#60
Post
by colinr0380 » Sat Nov 15, 2008 4:20 pm
I haven't yet reached the Teshigahara set in my to watch pile yet, but it sounds like you would like the selected scene analysis by Christopher Faulkner on The Rules Of The Game, which does the same thing of fitting the specific sequences being discussed to the commentary and repeating them over if the sequence finishes before the discussion of it does (I noticed a similar technique used for Juliette Binoche's select scene comments on the Miramax discs of Three Colours: Blue).

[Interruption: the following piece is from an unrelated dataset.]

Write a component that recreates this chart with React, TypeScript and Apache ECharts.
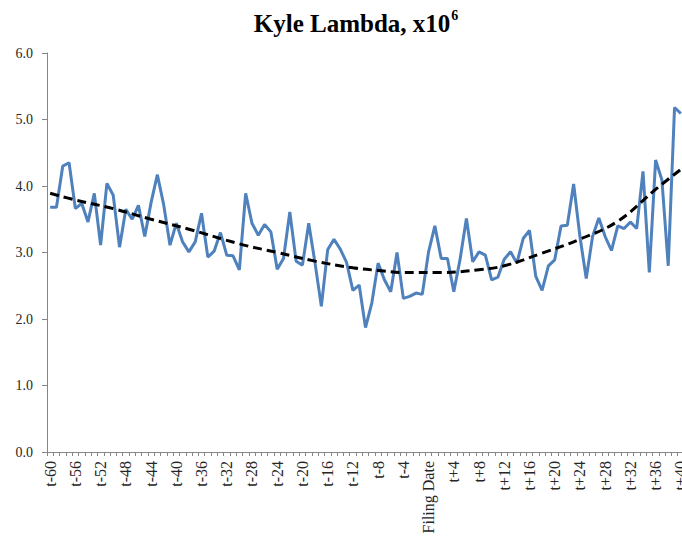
import React, { useEffect, useRef } from "react";
import * as echarts from "echarts";

const offsets: number[] = [];
for (let i = -60; i <= 40; i++) offsets.push(i);
const categories = offsets.map((i) => (i === 0 ? "Filing Date" : i < 0 ? `t${i}` : `t+${i}`));

const lambda = [
  3.68, 3.68, 4.30, 4.35, 3.66, 3.74, 3.46, 3.89, 3.11, 4.04,
  3.86, 3.08, 3.65, 3.50, 3.71, 3.24, 3.75, 4.17, 3.72, 3.11,
  3.44, 3.16, 3.01, 3.16, 3.59, 2.93, 3.02, 3.30, 2.96, 2.95,
  2.74, 3.89, 3.44, 3.26, 3.42, 3.31, 2.75, 2.91, 3.61, 2.87,
  2.81, 3.44, 2.84, 2.19, 3.04, 3.20, 3.05, 2.85, 2.43, 2.51,
  1.87, 2.24, 2.84, 2.59, 2.41, 3.00, 2.31, 2.34, 2.39, 2.37,
  3.01, 3.40, 2.91, 2.91, 2.41, 2.90, 3.51, 2.86, 3.01, 2.96,
  2.59, 2.63, 2.90, 3.01, 2.84, 3.21, 3.33, 2.64, 2.43, 2.80,
  2.89, 3.40, 3.41, 4.03, 3.24, 2.61, 3.24, 3.52, 3.24, 3.03,
  3.40, 3.36, 3.46, 3.36, 4.22, 2.70, 4.39, 4.09, 2.80, 5.18,
  5.09,
];

const trendIdx = [0, 4, 10, 16, 22, 30, 36, 42, 48, 52, 56, 62, 68, 72, 78, 84, 90, 96, 100];
const trendVal = [3.89, 3.79, 3.66, 3.50, 3.35, 3.13, 3.00, 2.87, 2.77, 2.73, 2.70, 2.70, 2.74, 2.80, 2.99, 3.20, 3.47, 3.95, 4.25];

const FONT = "'Liberation Serif', 'DejaVu Serif', serif";

export default function App() {
  const ref = useRef<HTMLDivElement>(null);
  useEffect(() => {
    if (!ref.current) return;
    const chart = echarts.init(ref.current, null, { renderer: "svg" });
    chart.setOption({
      animation: false,
      backgroundColor: "#ffffff",
      title: {
        text: "{a|Kyle Lambda, x10}{b|6}",
        left: 351,
        top: 3,
        textAlign: "center",
        textStyle: {
          rich: {
            a: { fontFamily: FONT, fontSize: 25, fontWeight: "bold", color: "#000", lineHeight: 30 },
            b: { fontFamily: FONT, fontSize: 14, fontWeight: "bold", color: "#000", verticalAlign: "top", lineHeight: 30, padding: [0, 0, 4, 1] },
          },
        },
      },
      grid: { left: 47, width: 637, top: 53, bottom: 95, containLabel: false, outerBoundsMode: "none" },
      xAxis: {
        type: "category",
        data: categories,
        boundaryGap: true,
        axisLine: { lineStyle: { color: "#868686", width: 1 } },
        axisTick: { show: true, interval: 0, length: 4, lineStyle: { color: "#868686" } },
        axisLabel: {
          interval: 3,
          rotate: 90,
          margin: 9,
          fontFamily: FONT,
          fontSize: 16,
          color: "#262626",
        },
        splitLine: { show: false },
      },
      yAxis: {
        type: "value",
        min: 0,
        max: 6,
        interval: 1,
        axisLine: { show: true, lineStyle: { color: "#868686", width: 1 } },
        axisTick: { show: true, length: 5, lineStyle: { color: "#868686" } },
        axisLabel: {
          formatter: (v: number) => v.toFixed(1),
          fontFamily: FONT,
          fontSize: 14,
          color: "#262626",
          margin: 14,
        },
        splitLine: { show: false },
      },
      series: [
        {
          type: "line",
          data: lambda,
          symbol: "none",
          lineStyle: { color: "#4F81BD", width: 3 },
          clip: false,
        },
        {
          type: "line",
          data: trendIdx.map((x, i) => [x, trendVal[i]]),
          symbol: "none",
          smooth: 0.4,
          lineStyle: { color: "#000000", width: 3, type: [9, 5] },
          clip: false,
        },
      ],
    });
    return () => chart.dispose();
  }, []);
  return <div ref={ref} style={{ position: "fixed", left: 0, top: 0, width: 682, height: 547 }} />;
}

I suppose that is the difficult situation with commentaries though - stick too close to the on screen material and you run the risk of people saying that you are just redundantly narrating the action on screen (I suppose this all depends on the understanding of the audience though as to whether they react with happiness that a detail, or the meaning of a detail, has been pointed out to them which they had not previously noticed, or whether they react with boredom and frustration that a "so called expert" is talking them through things they had already figured out from the film themselves. It must be a difficult balancing act to pull off), go into details that diverge away from what is occuring on screen and you get comments about why you felt it necessary to talk over a film in the first place when you could have put it all in another form.

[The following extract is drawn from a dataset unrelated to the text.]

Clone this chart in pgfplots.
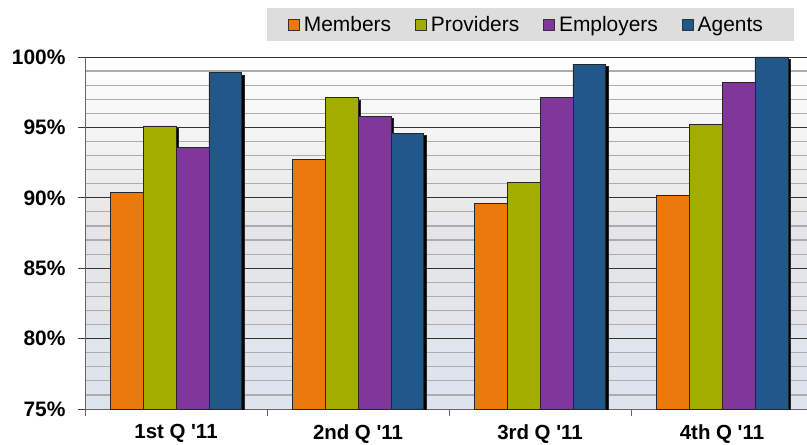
\documentclass[border=0pt]{standalone}
\usepackage{pgfplots}
\pgfplotsset{compat=1.18}
\usepackage{fontspec}
\setmainfont{Liberation Sans}
\usetikzlibrary{shadows}
\definecolor{cOrange}{RGB}{236,121,12}
\definecolor{cGreen}{RGB}{163,173,0}
\definecolor{cPurple}{RGB}{127,55,153}
\definecolor{cBlue}{RGB}{33,88,138}
\definecolor{bgBot}{RGB}{221,228,238}
\definecolor{bgMid}{RGB}{229,229,231}
\definecolor{legfill}{RGB}{221,221,221}
\tikzset{barshadow/.style={drop shadow={shadow xshift=2.5bp, shadow yshift=-2.5bp, fill=black, opacity=1}}}
\begin{document}
\begin{tikzpicture}
\useasboundingbox (0,0) rectangle (807bp,445bp);
\begin{axis}[
  at={(85bp,36bp)}, anchor=south west,
  scale only axis, width=722bp, height=352bp,
  xmin=-0.5, xmax=3.467, ymin=75, ymax=100,
  axis x line*=bottom, axis y line*=left,
  axis line style={draw=gray!80!black, line width=1bp, -},
  ytick={75,80,...,100}, minor y tick num=4,
  ymajorgrids, yminorgrids,
  minor grid style={draw=gray!65, line width=1.2bp},
  major grid style={draw=black!80, line width=0.9bp},
  tick align=outside, major tick length=7bp, minor tick length=0pt,
  ytick style={draw=black!75, line width=0.9bp},
  yticklabel={\pgfmathprintnumber{\tick}\%},
  /pgf/number format/assume math mode=true,
  yticklabel style={font=\bfseries\fontsize{21}{21}\selectfont, xshift=-9bp},
  xtick={-0.5,0.5,1.5,2.5}, xticklabels={},
  xtick style={draw=gray!80!black, line width=0.9bp},
  extra x ticks={0,1,2,3},
  extra x tick labels={1st Q \textquotesingle 11, 2nd Q \textquotesingle 11, 3rd Q \textquotesingle 11, 4th Q \textquotesingle 11},
  extra x tick style={major tick length=0pt, grid=none, xticklabel style={font=\bfseries\fontsize{20.5}{20.5}\selectfont, yshift=-12bp}},
  axis background/.style={top color=white, bottom color=bgBot, middle color=bgMid},
  ybar=0pt, bar width=0.181,
  legend image code/.code={\draw[#1, line width=0.8bp] (0bp,-5.5bp) rectangle (11bp,5.5bp);},
  legend columns=4,
  legend style={at={(0.252,1.139)}, anchor=north west, fill=legfill, draw=none,
    font=\fontsize{21}{21}\selectfont, inner xsep=21bp, inner ysep=6bp,
    /tikz/every even column/.append style={column sep=22bp}},
]
\addlegendimage{fill=cOrange, draw=black!80}
\addlegendimage{fill=cGreen, draw=black!80}
\addlegendimage{fill=cPurple, draw=black!80}
\addlegendimage{fill=cBlue, draw=black!80}
\legend{\hspace*{2bp}Members, \hspace*{2bp}Providers, \hspace*{2bp}Employers, \hspace*{2bp}Agents\hspace*{8bp}}
\addplot[fill=cOrange, draw=black!85, line width=0.8bp, bar shift=-0.2715, barshadow]
  coordinates {(0,90.4) (1,92.7) (2,89.6) (3,90.15)};
\addplot[fill=cGreen, draw=black!85, line width=0.8bp, bar shift=-0.0905, barshadow]
  coordinates {(0,95.1) (1,97.1) (2,91.1) (3,95.2)};
\addplot[fill=cPurple, draw=black!85, line width=0.8bp, bar shift=0.0905, barshadow]
  coordinates {(0,93.6) (1,95.8) (2,97.1) (3,98.2)};
\addplot[fill=cBlue, draw=black!85, line width=0.8bp, bar shift=0.2715, barshadow]
  coordinates {(0,98.9) (1,94.6) (2,99.5) (3,100)};
\end{axis}
\end{tikzpicture}
\end{document}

I can understand those reactions but I think some people don't look at the commentary as its own thing - as a chance for a person knowledgeable on the subject to have a couple of uninterrupted hours to speak about how they made the film, or the ideas behind the film, or what makes the film stand out for them etc. I understand the wish to have a commentary reduced to the salient points over select and relevant scenes but that might also incur extra expense in editing material together into a featurette, not to mention the space needed to encode the featurette onto the disc that may detract from the bit rate which the film itself is encoded at, or the space left to add other extra features compared to just running an alternate audio track over the film itself.
There will always be problems of getting filmmakers in to comment over their films (or others) when they have little of any note to say (e.g. William Friedkin), or getting 'experts' in to comment on films who turn out to just narrate the action without insight (e.g. on Once Upon A Time In America), but to say that is a fault of commentaries as a format seems extreme. Even documentaries can be packed full of irrelevant 'celebrity fan' comments or insight-free insights - that doesn't mean that all documentaries are useless and should be dropped, just that there needs to be more care and consideration chosen in who can provide an interesting and relevant commentary, as well as knowledge that just pushing someone in front of a microphone and expecting them to produce two (or four) non-stop hours of consistently witty, informative and sparkling banter is not entirely realistic.
I agree that there should be courage to not produce a commentary when it seems like the material does not warrant it, or if the filmmaker cannot or will not talk about their work in that form, rather than forcing a useless commentary (or documentary) on there just because of the 'added value'. However there should be just as much courage to produce a commentary (or two, or three as on Slacker) when it feels justified and there is a chance that that commentary track might stand as the longest piece of criticism or analysis that the film may ever receive and be an important resource which can also place a film into its historical context for the future.